For myself, I think it not a bad point from which to start any political discussion. If libertarians are somewhat more intense, it's perhaps because nobody seems to address any modern problem by saying, "Well, first of all, the government shouldn't be involved in this discussion."

3:41 PM  
Anonymous Anonymous said...

Oh, and Ann:

On that dinner conversation--

Never be embarrassed about standing up for what you believe in. I'm glad that you did that.

3:44 PM  
Blogger Joe said...

While I identify with the general sentiment of libertarianism, I find the specifics of the movement impractical. It erroneously assumes that human rationality is fundamentally just. It isn't.

The problems lies with facilities where a large, undefined class of people may freely enter, such as a restaurant, while prohibiting another class. If a member of the latter insists on entering, the only legal recourse is to involve the police, at which point, the private discrimination becomes government sanctioned discrimination. It is at this point the libertarian idealogy completely breaks down.

3:46 PM  
Blogger JohnK said...

"And what on Earth would prompt actual tears from a seasoned law prof who trades punches (i.e. Sullivan) with the best of them?"

I spent 9 hours in talks plus 3 nights at dinners with people who were all -- apparently -- quite right wing. We were discussing strong right wing positions, with me as the only one on the outside. You just need to try to picture how frustrating it was, and how disturbing the racial issue got over that stretch of time. Then picture a young woman smirking from across the table for 2 hours and prattling about white people and how bad government is. Then picture a big, gruff guy lashing out at you. It was surreal. But the thing that made me break down -- I kid you not -- was the realization that these people really didn't care about civil rights."

Are you kidding Ann? You spent three days with people who disagree with you, oh the humanity. My God, don't you understand that just because someone doesn't see government coerion as the sollution to bad behavior doesn't mean that they endorse that behavior? I am not saying you have to agree with their position, but aren't you smart enough to understand it? "They don't care about civil rights"? That is not true and you know it or at least I hope you know it. Are you so sheltered that you have never been confronted with anyone who disagrees with you and to have to do so for more than a few minutes makes you cry? And then you have the nerve to call some other woman a "disgrace to their gender"? I am a military lawyer and I know women who have been to war. You cry when confronted with someone who disagrees with you. Who exactly is a disgrace?

I am not surprised you are moderating the comments and mine will never see the light of day because it is pretty obvious in the words of Jack Nicolson, "you can't handle the truth". I am really disapointed in you. Virginia Postrel has a word for you and a good one "diva".

3:54 PM  
Anonymous Anonymous said...

"I asked them to say something to show they cared, and they just wouldn't. I can't think of the last time I ran into such insensitive people."

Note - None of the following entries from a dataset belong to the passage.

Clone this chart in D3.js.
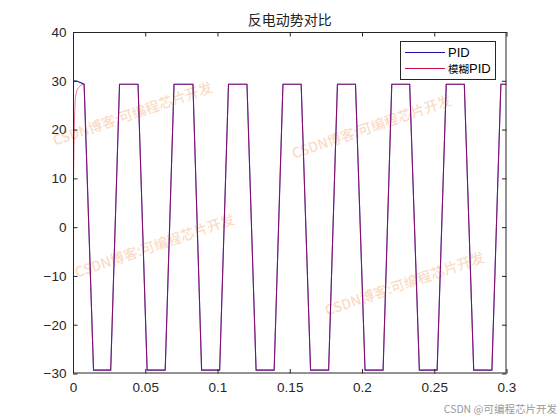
<!DOCTYPE html>
<html><head><meta charset="utf-8">
<script src="https://cdn.jsdelivr.net/npm/d3@7"></script>
<style>
html,body{margin:0;padding:0;background:#fff;}
svg{display:block;}
</style></head>
<body>
<svg id="chart" width="560" height="420"></svg>
<script>
// ---- data ----
const titleText = "反电动势对比";
const seriesNames = ["PID", "模糊PID"];
const xTicks = [0, 0.05, 0.1, 0.15, 0.2, 0.25, 0.3];
const yTicks = [-30, -20, -10, 0, 10, 20, 30, 40];
const xDomain = [0, 0.3];
const yDomain = [-30, 40];

const pidT = [0, 0.0002, 0.0030, 0.0077, 0.0142, 0.0261, 0.0322, 0.0450, 0.0513, 0.0638, 0.0699, 0.0830, 0.0890, 0.1015, 0.1076, 0.1204, 0.1267, 0.1392, 0.1453, 0.1579, 0.1644, 0.1769, 0.1830, 0.1955, 0.2021, 0.2146, 0.2206, 0.2330, 0.2397, 0.2520, 0.2583, 0.2708, 0.2773, 0.2899, 0.2961, 0.3];
const pidV = [0, 30.0, 29.9, 29.3, -29.3, -29.3, 29.3, 29.3, -29.3, -29.3, 29.3, 29.3, -29.3, -29.3, 29.3, 29.3, -29.3, -29.3, 29.3, 29.3, -29.3, -29.3, 29.3, 29.3, -29.3, -29.3, 29.3, 29.3, -29.3, -29.3, 29.3, 29.3, -29.3, -29.3, 29.3, 29.3];

const fuzzyT = [0, 0.0003, 0.0007, 0.0011, 0.0016, 0.0025, 0.0038, 0.0055, 0.0077, 0.0142, 0.0261, 0.0322, 0.0450, 0.0513, 0.0638, 0.0699, 0.0830, 0.0890, 0.1015, 0.1076, 0.1204, 0.1267, 0.1392, 0.1453, 0.1579, 0.1644, 0.1769, 0.1830, 0.1955, 0.2021, 0.2146, 0.2206, 0.2330, 0.2397, 0.2520, 0.2583, 0.2708, 0.2773, 0.2899, 0.2961, 0.3];
const fuzzyV = [0, 8.0, 17.0, 23.0, 26.5, 27.9, 28.6, 29.1, 29.3, -29.3, -29.3, 29.3, 29.3, -29.3, -29.3, 29.3, 29.3, -29.3, -29.3, 29.3, 29.3, -29.3, -29.3, 29.3, 29.3, -29.3, -29.3, 29.3, 29.3, -29.3, -29.3, 29.3, 29.3, -29.3, -29.3, 29.3, 29.3, -29.3, -29.3, 29.3, 29.3];

const watermarkText = "CSDN博客:可编程芯片开发";
const footerText = "CSDN @可编程芯片开发";

// ---- layout ----
const L = 73, R = 506.5, T = 32, B = 373.5;
const svg = d3.select("#chart");
const x = d3.scaleLinear().domain(xDomain).range([L, R]);
const y = d3.scaleLinear().domain(yDomain).range([B, T]);
const axisColor = "#262626";
const font = "'Liberation Sans', Arial, 'Noto Sans CJK SC', sans-serif";
const cjk = "'Noto Sans CJK SC', sans-serif";

svg.append("rect").attr("x",0).attr("y",0).attr("width",560).attr("height",420).attr("fill","#fff");

// watermarks
const wmPos = [[133, 115], [372, 128], [155, 247], [405, 285]];
const wm = svg.append("g");
wmPos.forEach(p => {
  wm.append("text")
    .attr("transform", `translate(${p[0]},${p[1]}) rotate(-19)`)
    .attr("text-anchor","middle")
    .attr("dominant-baseline","middle")
    .attr("font-family", cjk)
    .attr("font-size", 14)
    .attr("font-weight", 500)
    .attr("fill", "#f3a870")
    .attr("fill-opacity", 0.42)
    .text(watermarkText);
});

// lines
svg.append("clipPath").attr("id","clipP").append("rect")
  .attr("x", L).attr("y", T).attr("width", R-L).attr("height", B-T);
const line = d3.line().x(d => x(d[0])).y(d => y(d[1]));
const pidData = pidT.map((t,i) => [t, pidV[i]]);
const fuzzyData = fuzzyT.map((t,i) => [t, fuzzyV[i]]);
const lg = svg.append("g").attr("clip-path","url(#clipP)");
lg.append("path").datum(pidData).attr("d", line)
  .attr("fill","none").attr("stroke","#1a10a8").attr("stroke-width",1.1);
lg.append("path").datum(fuzzyData).attr("d", line)
  .attr("fill","none").attr("stroke","#e0103a").attr("stroke-width",1.0).attr("stroke-opacity",0.55);

// axes with inward ticks on all four sides
function styleAxis(g, labels) {
  g.select(".domain").remove();
  g.selectAll(".tick line").attr("stroke", axisColor);
  g.selectAll(".tick text").attr("fill", axisColor).attr("font-family", font).attr("font-size", 13.5);
  if (!labels) g.selectAll(".tick text").remove();
}
const gxB = svg.append("g").attr("transform",`translate(0,${B})`)
  .call(d3.axisBottom(x).tickValues(xTicks).tickSizeInner(-4.5).tickSizeOuter(0).tickPadding(12).tickFormat(d3.format("")));
styleAxis(gxB, true);
gxB.selectAll(".tick text").attr("dy","0.71em").attr("y", 8.5);
const gxT = svg.append("g").attr("transform",`translate(0,${T})`)
  .call(d3.axisTop(x).tickValues(xTicks).tickSizeInner(-4.5).tickSizeOuter(0));
styleAxis(gxT, false);
const gyL = svg.append("g").attr("transform",`translate(${L},0)`)
  .call(d3.axisLeft(y).tickValues(yTicks).tickSizeInner(-4.5).tickSizeOuter(0).tickPadding(6));
styleAxis(gyL, true);
gyL.selectAll(".tick text").attr("x", -6.5);
const gyR = svg.append("g").attr("transform",`translate(${R},0)`)
  .call(d3.axisRight(y).tickValues(yTicks).tickSizeInner(-4.5).tickSizeOuter(0));
styleAxis(gyR, false);

// box
svg.append("rect").attr("x", L+0.5).attr("y", T+0.5).attr("width", R-L-1).attr("height", B-T-1)
  .attr("fill","none").attr("stroke", axisColor).attr("stroke-width", 1);

// title
svg.append("text").attr("x", (L+R)/2).attr("y", 25)
  .attr("text-anchor","middle").attr("font-family", cjk)
  .attr("font-size", 14).attr("fill","#222").text(titleText);

// legend
const leg = svg.append("g");
leg.append("rect").attr("x", 400.5).attr("y", 41.5).attr("width", 95).attr("height", 38)
  .attr("fill","#fff").attr("stroke", axisColor).attr("stroke-width",1);
const legColors = ["#1a10a8", "#d01040"];
seriesNames.forEach((n,i) => {
  const ly = 52.5 + i*16;
  leg.append("line").attr("x1", 405).attr("x2", 445).attr("y1", ly).attr("y2", ly)
    .attr("stroke", legColors[i]).attr("stroke-width", 1.1);
  const t = leg.append("text").attr("x", 448).attr("y", ly + 4.8)
    .attr("font-family", font).attr("font-size", 13).attr("fill","#000");
  // split CJK part so it renders at the narrower size seen in the reference
  const m = n.match(/^([^\x00-\x7F]*)(.*)$/);
  if (m[1]) t.append("tspan").attr("font-family", cjk).attr("font-size", 10.5).text(m[1]);
  t.append("tspan").text(m[2]);
});

// footer
svg.append("text").attr("x", 557).attr("y", 413).attr("text-anchor","end")
  .attr("font-family", cjk).attr("font-size", 10.5)
  .attr("fill","#9a9a9a").text(footerText);
</script>
</body></html>
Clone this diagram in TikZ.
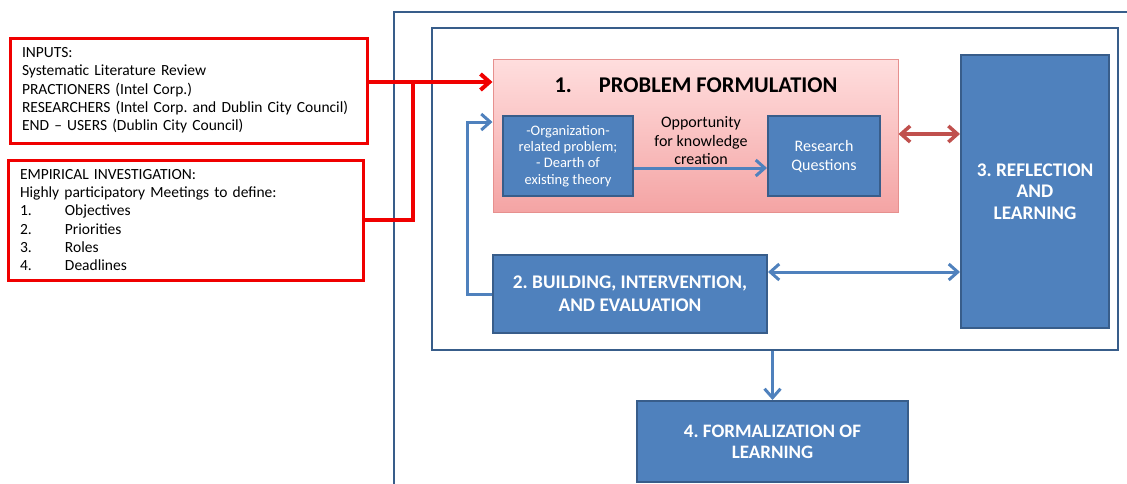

Ann, maybe you really see it that way. But it comes across, in both accounts, as you accusing them of being racists. What were they supposed to say? That's not the sort of question you ask in good faith to further a discussion; nor is it the type of question that deserves an answer. It's an insult.

3:54 PM  
Blogger cyberbini said...

Ann, I couldn't find your answer to the question posed by Bailey? If you owned a private business (say a restaurant) do you feel you have the right not to serve KKK members?

I think many libertarians view a private business in the same way they view a private home. Do you have the right to restrict someone from your home because you don't like their race? What are the differences between a business and a home that make the legal distinction different? Just curious about your opinion on that.

3:56 PM  
Blogger OddD said...

Joe: "While I identify with the general sentiment of libertarianism, I find the specifics of the movement impractical. It erroneously assumes that human rationality is fundamentally just. It isn't."

I think you have that backwards: I think it assumes that collective reasoning is fundamentally flawed.